Tracking modern pop recordings with very loud bass


I have an number of newer digital pop sometimes even other genres like modern jazz recordings that I stream from my music library, Spotify, etc. Infusing a lot of very loud bass into modern recordings seems like a popular practice. It really can make you feel the music not just hear it with a good extended hifi system. Does not seem nearly as common in older recordings made 30 years ago or more in the days of analog or even early digital recordings.

Are there any new vinyl releases like this? Can people’s Record players track it? Or do the producers tone it down when mastering for vinyl. This is a result of modern digital mastering techniques commonly used these days so just wondering how well it transfers to vinyl. Any cases in point comparing a streamed version to one put to vinyl?
128x128mapman
Can people’s Record players track it?

Too funny. You wish, hope, pray for bass like mine. 
Your mocking answer can only be interpreted to mean yours probably can’t.

I bet my bass is probably at least as good as yours and I do it with only 1 subwoofer.  Please contain your admiration......

30 years ago, the 90s. there was some good BASS heavy stuff then. Not like today but, serious bass.. I have an old Stanly Clark LP it will yank the bass out of anything. My vinyl rig reaches right down there.. The same SACD is pretty good to. I still LOVE that old LP with an MM Grato cart..
Just reaches right down there and makes my Sonys sound brittle, a harsh edge. They are good units ES777 and 9000. But Vinyl, even over RtR right now for me..

BUT I'm workin' on the RtR.. :-)

Soon enough

Regards
Here’s an example:

The Dreamer - Brad Mehldau Mark Guiliana (Mehliana) - Bing video

I have this ripped to music server at CD resolution.

IS it even available on vinyl?

Sound meter shows flat extended bass pulses at around 30 hz or so.

I have old vinyl recordings with pipe organ doing similar things but this really sets the rafters to a shakin.

Apparently it is available on vinyl:

Acoustic Sounds




Are there any new vinyl releases like this? Can people’s Record players track it? Or do the producers tone it down when mastering for vinyl.
**Of course** it can be tracked on LP! And mastering houses don’t need to hold back. Back in the old days (the 1990s) we had the ’Atma-Sphere Bass of the Year’ listing of recordings, most of which are LP:

Vangelis- Conquest of Paradise ST (original vinyl import)
Mike Oldfield - Songs of Distant Earth (original vinyl import)
Global Communications - Remotion (original vinyl import)

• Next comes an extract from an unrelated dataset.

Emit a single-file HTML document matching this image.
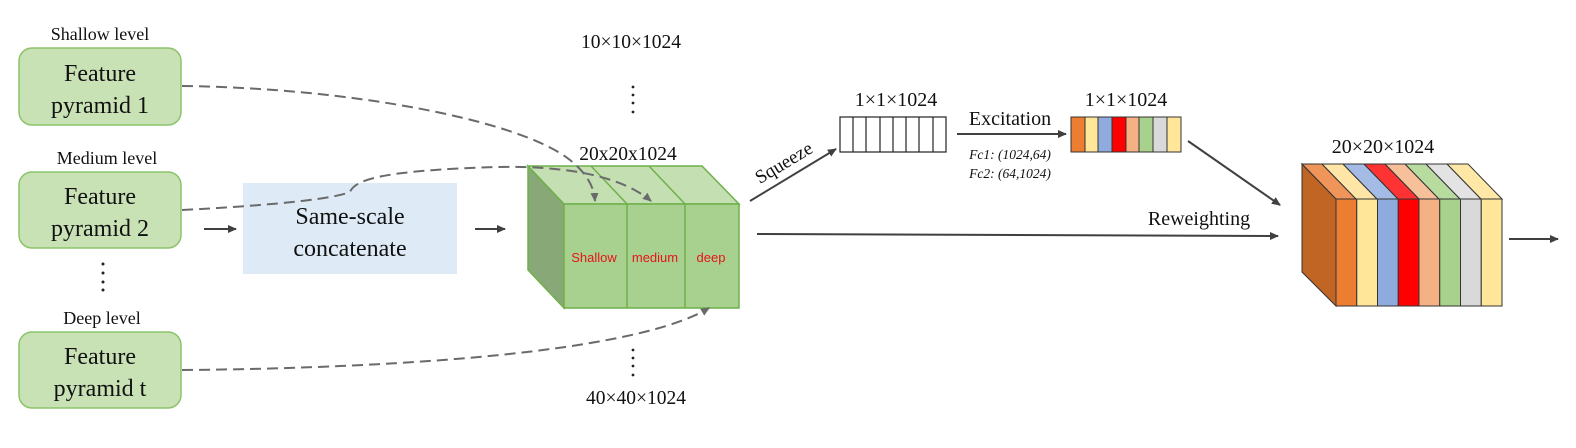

Mystical Experiences (vinyl import)
Symbiosis- Numinous EP (domestic vinyl)
Fields of Nephilim - Zoon (import vinyl)
Massive Attack - 100th Window (original import 3LP set 45rpm edition)
King Crimson - Islands (original domestic white label)
Steven Roach - Early Man (CD only)
Infinity Project- Mystical Experiences (original vinyl import)

BTW you may have noticed something here- a good number of these recordings are imports. The US labels were actively suppressing vinyl during most of the 1990s so the import was often the only alternative. I imported several titles for resale in this manner- if you have original vinyl of Songs of Distant Earth or the Dances With Wolves soundtrack both from the early 1990s, its likely because I imported it for resale.


In the 1990s I first heard Sarah Mclachlan and so imported her Solace LP but it sold out immediately. This was a cause of frustration (it has killer bass on it) and I mentioned this to Michael Hobson of Classic Records at a Stereophile party at CES back about 1995. Only a year later he was putting Sarah McLachlan’s music out on LP. I never thought his version of Solace had the same bass as the original though. He also produced several Peter Gabriel LPs on my suggestion. Peter Gabriel was always good about getting bass in his recordings :)


The bottom line is getting good bass on LP is no worries at all! Because for so many years digital sounded bright and because the human ear reacts to tonal balance in a particular way (brightness makes bass sound weak; too much bass makes the highs sound rolled off) If you really wanted to hear what the bass was about you had to get the LP. These days that’s not so much of a problem as digital has improved so much.